>> start

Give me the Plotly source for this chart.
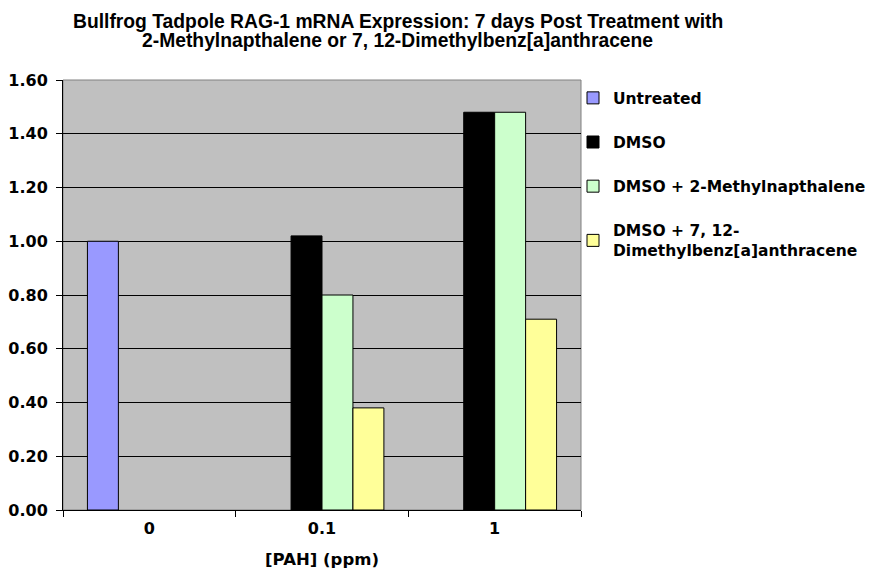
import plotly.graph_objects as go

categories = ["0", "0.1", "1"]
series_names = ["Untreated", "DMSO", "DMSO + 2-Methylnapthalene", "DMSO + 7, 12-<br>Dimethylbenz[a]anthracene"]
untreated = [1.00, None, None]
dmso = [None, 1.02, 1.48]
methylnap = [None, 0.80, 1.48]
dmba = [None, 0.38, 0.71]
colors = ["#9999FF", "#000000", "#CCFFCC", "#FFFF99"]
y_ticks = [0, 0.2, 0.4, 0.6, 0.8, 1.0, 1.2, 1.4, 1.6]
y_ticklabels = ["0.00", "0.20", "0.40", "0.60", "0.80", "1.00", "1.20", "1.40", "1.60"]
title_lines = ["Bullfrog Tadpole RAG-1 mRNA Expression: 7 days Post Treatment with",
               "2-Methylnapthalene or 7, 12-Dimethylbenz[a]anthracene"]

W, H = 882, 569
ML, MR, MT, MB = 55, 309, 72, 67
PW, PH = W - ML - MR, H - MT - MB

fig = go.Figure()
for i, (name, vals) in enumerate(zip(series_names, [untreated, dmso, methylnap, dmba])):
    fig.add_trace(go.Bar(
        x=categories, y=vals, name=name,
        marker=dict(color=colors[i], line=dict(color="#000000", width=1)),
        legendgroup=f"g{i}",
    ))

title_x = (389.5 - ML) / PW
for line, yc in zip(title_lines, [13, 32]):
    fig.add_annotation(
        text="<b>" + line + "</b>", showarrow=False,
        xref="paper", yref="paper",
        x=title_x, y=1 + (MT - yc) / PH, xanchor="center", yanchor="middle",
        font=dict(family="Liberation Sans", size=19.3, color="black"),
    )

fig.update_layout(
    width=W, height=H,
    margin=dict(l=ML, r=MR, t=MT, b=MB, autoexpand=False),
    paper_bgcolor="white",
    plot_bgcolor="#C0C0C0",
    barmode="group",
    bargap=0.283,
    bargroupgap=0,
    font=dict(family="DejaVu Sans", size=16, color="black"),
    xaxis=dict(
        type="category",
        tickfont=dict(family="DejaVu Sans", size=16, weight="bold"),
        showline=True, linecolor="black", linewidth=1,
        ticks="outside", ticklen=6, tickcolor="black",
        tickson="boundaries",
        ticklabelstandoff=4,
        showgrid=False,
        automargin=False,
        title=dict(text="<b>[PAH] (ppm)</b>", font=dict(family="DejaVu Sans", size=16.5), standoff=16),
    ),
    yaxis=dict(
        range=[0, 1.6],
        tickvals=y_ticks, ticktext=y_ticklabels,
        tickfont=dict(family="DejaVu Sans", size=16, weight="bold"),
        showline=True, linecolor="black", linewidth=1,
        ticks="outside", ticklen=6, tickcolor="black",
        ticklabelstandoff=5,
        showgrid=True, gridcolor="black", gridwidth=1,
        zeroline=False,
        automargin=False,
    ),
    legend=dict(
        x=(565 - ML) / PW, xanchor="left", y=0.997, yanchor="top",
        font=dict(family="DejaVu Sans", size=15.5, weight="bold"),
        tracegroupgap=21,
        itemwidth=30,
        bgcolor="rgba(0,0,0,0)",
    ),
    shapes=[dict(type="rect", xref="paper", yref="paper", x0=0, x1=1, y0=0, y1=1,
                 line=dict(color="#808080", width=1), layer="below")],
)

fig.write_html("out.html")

>> end
>> start

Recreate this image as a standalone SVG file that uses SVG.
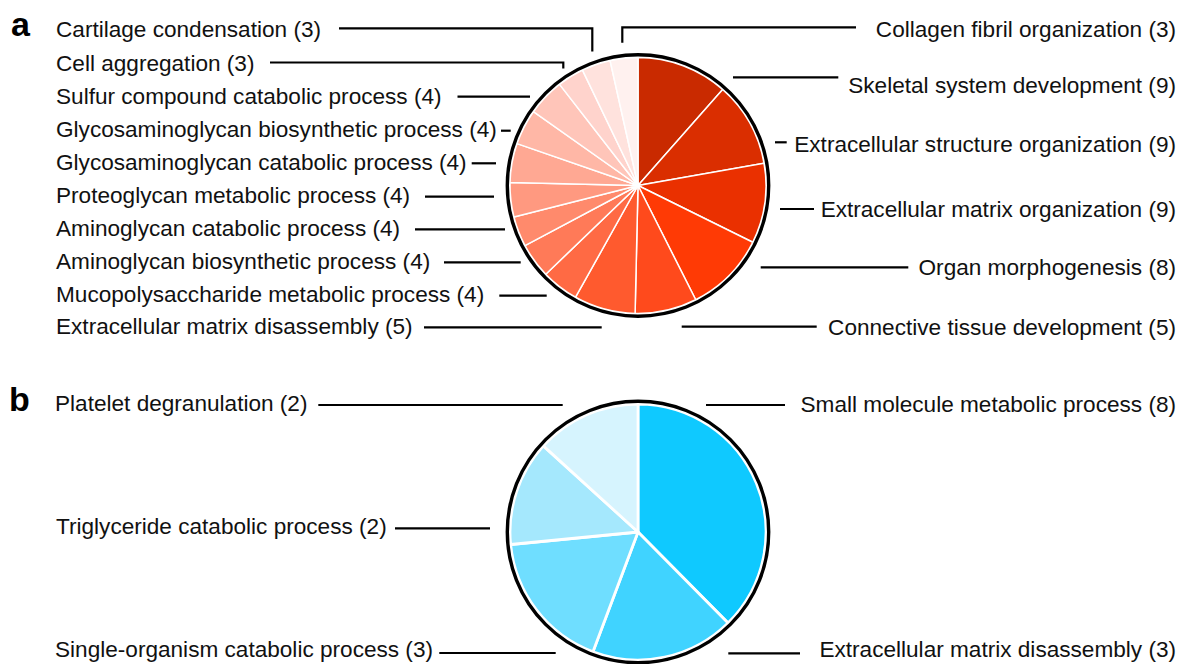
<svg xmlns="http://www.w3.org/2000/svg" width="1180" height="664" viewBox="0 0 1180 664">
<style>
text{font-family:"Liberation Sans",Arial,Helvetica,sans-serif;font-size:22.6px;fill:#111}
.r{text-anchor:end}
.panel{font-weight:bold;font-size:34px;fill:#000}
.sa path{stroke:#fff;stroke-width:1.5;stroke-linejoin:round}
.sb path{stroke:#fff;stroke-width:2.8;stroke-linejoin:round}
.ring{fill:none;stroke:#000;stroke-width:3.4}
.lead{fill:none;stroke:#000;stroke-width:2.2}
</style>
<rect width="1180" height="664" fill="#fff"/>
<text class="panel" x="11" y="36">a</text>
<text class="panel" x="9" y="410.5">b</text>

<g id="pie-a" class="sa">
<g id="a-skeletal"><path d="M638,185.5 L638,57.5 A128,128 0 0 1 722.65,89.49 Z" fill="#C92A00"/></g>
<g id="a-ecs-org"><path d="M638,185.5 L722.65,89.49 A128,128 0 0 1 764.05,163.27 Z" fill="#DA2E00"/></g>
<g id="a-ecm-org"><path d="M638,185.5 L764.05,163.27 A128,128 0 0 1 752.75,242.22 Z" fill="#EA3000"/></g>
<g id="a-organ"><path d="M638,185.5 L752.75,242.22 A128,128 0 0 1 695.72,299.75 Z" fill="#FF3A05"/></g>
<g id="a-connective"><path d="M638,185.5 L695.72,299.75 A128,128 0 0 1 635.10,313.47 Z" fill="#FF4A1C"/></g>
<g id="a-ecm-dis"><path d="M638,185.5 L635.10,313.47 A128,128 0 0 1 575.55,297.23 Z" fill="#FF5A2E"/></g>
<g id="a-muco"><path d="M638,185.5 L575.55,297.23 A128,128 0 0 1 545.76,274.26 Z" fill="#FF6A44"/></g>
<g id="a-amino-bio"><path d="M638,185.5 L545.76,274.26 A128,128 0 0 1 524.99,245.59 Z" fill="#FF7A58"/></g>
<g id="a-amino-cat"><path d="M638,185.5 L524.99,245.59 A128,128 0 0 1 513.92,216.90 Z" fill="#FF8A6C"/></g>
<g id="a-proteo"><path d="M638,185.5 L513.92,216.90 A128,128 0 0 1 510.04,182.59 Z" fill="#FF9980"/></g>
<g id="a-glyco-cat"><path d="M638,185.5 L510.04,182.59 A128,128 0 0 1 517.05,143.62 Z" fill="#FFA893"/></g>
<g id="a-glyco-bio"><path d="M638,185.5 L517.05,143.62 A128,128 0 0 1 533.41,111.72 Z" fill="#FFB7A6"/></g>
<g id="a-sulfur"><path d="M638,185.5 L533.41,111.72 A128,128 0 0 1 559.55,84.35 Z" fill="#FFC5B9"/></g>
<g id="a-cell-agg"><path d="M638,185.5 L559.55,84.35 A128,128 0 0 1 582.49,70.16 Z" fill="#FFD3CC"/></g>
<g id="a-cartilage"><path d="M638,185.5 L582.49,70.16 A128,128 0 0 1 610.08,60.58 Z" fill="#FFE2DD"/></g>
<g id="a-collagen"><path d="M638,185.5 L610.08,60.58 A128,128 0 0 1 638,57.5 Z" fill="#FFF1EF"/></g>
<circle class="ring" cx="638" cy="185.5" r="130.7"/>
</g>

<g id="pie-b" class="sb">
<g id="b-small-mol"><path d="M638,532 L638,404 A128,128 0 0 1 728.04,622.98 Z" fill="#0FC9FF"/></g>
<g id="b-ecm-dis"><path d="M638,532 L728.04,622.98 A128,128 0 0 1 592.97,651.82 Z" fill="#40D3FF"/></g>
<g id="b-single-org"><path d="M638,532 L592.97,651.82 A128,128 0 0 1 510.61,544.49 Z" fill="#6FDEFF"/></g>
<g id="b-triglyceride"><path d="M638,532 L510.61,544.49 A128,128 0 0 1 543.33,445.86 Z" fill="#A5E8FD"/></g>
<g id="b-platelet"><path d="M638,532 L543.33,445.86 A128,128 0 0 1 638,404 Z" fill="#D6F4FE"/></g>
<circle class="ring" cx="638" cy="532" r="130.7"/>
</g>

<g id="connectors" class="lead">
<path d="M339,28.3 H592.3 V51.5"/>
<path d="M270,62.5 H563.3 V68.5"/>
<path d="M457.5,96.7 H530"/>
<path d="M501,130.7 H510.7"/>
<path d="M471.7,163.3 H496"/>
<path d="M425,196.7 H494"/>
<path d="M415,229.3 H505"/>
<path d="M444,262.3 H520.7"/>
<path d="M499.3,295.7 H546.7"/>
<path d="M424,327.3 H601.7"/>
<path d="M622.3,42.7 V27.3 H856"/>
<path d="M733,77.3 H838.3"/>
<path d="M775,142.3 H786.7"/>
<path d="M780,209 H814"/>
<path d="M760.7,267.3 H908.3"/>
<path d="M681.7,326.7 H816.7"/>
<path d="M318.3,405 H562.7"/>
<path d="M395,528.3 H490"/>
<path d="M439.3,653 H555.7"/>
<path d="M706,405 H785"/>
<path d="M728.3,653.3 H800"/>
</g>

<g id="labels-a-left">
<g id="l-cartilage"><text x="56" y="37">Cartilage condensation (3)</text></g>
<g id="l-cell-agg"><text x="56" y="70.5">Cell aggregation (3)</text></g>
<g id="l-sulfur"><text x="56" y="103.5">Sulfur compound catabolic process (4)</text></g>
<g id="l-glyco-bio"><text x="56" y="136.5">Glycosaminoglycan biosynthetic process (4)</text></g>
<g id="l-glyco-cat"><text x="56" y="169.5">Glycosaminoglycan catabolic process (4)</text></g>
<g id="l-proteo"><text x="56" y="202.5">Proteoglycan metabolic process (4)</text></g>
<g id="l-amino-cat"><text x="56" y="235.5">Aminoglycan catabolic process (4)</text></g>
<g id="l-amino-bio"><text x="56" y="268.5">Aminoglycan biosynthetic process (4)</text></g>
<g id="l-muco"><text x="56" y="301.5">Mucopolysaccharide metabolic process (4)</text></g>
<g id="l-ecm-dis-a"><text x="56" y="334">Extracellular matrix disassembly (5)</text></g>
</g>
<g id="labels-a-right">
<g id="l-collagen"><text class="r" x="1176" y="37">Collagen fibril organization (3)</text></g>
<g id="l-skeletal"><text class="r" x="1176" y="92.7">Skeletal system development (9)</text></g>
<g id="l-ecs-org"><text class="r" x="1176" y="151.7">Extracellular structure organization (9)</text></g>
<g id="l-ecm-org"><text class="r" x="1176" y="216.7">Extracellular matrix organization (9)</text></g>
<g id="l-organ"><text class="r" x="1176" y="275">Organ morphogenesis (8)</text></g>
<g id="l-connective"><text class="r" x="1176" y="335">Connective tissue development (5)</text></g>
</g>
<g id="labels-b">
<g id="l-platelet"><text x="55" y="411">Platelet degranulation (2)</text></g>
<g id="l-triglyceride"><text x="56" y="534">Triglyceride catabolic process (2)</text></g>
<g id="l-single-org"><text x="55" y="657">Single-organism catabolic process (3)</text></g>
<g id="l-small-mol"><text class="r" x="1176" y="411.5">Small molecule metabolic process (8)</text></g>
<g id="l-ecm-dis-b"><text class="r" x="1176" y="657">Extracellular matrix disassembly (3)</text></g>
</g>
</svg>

>> end

Given problem –
Give the lines above again exactly, from the one containing "Give me the Plotly source for this chart." to the one containing "import plotly.graph_objects as go", both included, but leave out the pictures.

Solution to this problem –
Give me the Plotly source for this chart.
import plotly.graph_objects as go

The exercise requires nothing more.